## BEGIN Supplied data

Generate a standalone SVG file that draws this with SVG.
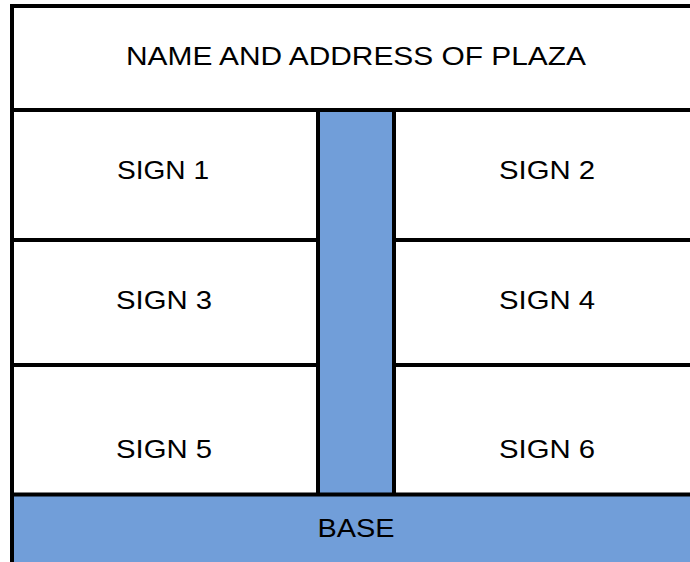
<svg xmlns="http://www.w3.org/2000/svg" width="690" height="562" viewBox="0 0 690 562">
<style>
.ln{stroke:#000;stroke-width:4;fill:none}
.blue{fill:#719ed9}
.t{font-family:"Liberation Sans",Arial,sans-serif;font-size:26px;fill:#000;text-anchor:middle}
</style>
<rect width="690" height="562" fill="#fff"/>
<g id="base">
<rect class="blue" x="12" y="494.5" width="680" height="70"/>
<text class="t" x="356" y="537" textLength="77" lengthAdjust="spacingAndGlyphs">BASE</text>
</g>
<g id="pillar">
<rect class="blue" x="318" y="110" width="76" height="384.5"/>
</g>
<g id="title">
<text class="t" x="356" y="65" textLength="460" lengthAdjust="spacingAndGlyphs">NAME AND ADDRESS OF PLAZA</text>
</g>
<g id="sign1"><text class="t" x="163" y="179" textLength="92" lengthAdjust="spacingAndGlyphs">SIGN 1</text></g>
<g id="sign2"><text class="t" x="547" y="179" textLength="96" lengthAdjust="spacingAndGlyphs">SIGN 2</text></g>
<g id="sign3"><text class="t" x="164" y="309" textLength="96" lengthAdjust="spacingAndGlyphs">SIGN 3</text></g>
<g id="sign4"><text class="t" x="547" y="309" textLength="96" lengthAdjust="spacingAndGlyphs">SIGN 4</text></g>
<g id="sign5"><text class="t" x="164" y="458" textLength="96" lengthAdjust="spacingAndGlyphs">SIGN 5</text></g>
<g id="sign6"><text class="t" x="547" y="458" textLength="96" lengthAdjust="spacingAndGlyphs">SIGN 6</text></g>
<g id="lines">
<path class="ln" d="M12 562 V6 H692"/>
<path class="ln" d="M12 110 H692"/>
<path class="ln" d="M318 494.5 V110 M394 494.5 V110"/>
<path class="ln" d="M12 240 H318 M394 240 H692 M12 365 H318 M394 365 H692"/>
<path class="ln" d="M12 494.5 H692"/>
</g>
</svg>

## END Supplied data

**Set exercise:**
Do not copy the pictures, but repeat every line exactly.

**Answer to this task:**
Generate a standalone SVG file that draws this with SVG.
<svg xmlns="http://www.w3.org/2000/svg" width="690" height="562" viewBox="0 0 690 562">
<style>
.ln{stroke:#000;stroke-width:4;fill:none}
.blue{fill:#719ed9}
.t{font-family:"Liberation Sans",Arial,sans-serif;font-size:26px;fill:#000;text-anchor:middle}
</style>
<rect width="690" height="562" fill="#fff"/>
<g id="base">
<rect class="blue" x="12" y="494.5" width="680" height="70"/>
<text class="t" x="356" y="537" textLength="77" lengthAdjust="spacingAndGlyphs">BASE</text>
</g>
<g id="pillar">
<rect class="blue" x="318" y="110" width="76" height="384.5"/>
</g>
<g id="title">
<text class="t" x="356" y="65" textLength="460" lengthAdjust="spacingAndGlyphs">NAME AND ADDRESS OF PLAZA</text>
</g>
<g id="sign1"><text class="t" x="163" y="179" textLength="92" lengthAdjust="spacingAndGlyphs">SIGN 1</text></g>
<g id="sign2"><text class="t" x="547" y="179" textLength="96" lengthAdjust="spacingAndGlyphs">SIGN 2</text></g>
<g id="sign3"><text class="t" x="164" y="309" textLength="96" lengthAdjust="spacingAndGlyphs">SIGN 3</text></g>
<g id="sign4"><text class="t" x="547" y="309" textLength="96" lengthAdjust="spacingAndGlyphs">SIGN 4</text></g>
<g id="sign5"><text class="t" x="164" y="458" textLength="96" lengthAdjust="spacingAndGlyphs">SIGN 5</text></g>
<g id="sign6"><text class="t" x="547" y="458" textLength="96" lengthAdjust="spacingAndGlyphs">SIGN 6</text></g>
<g id="lines">
<path class="ln" d="M12 562 V6 H692"/>
<path class="ln" d="M12 110 H692"/>
<path class="ln" d="M318 494.5 V110 M394 494.5 V110"/>
<path class="ln" d="M12 240 H318 M394 240 H692 M12 365 H318 M394 365 H692"/>
<path class="ln" d="M12 494.5 H692"/>
</g>
</svg>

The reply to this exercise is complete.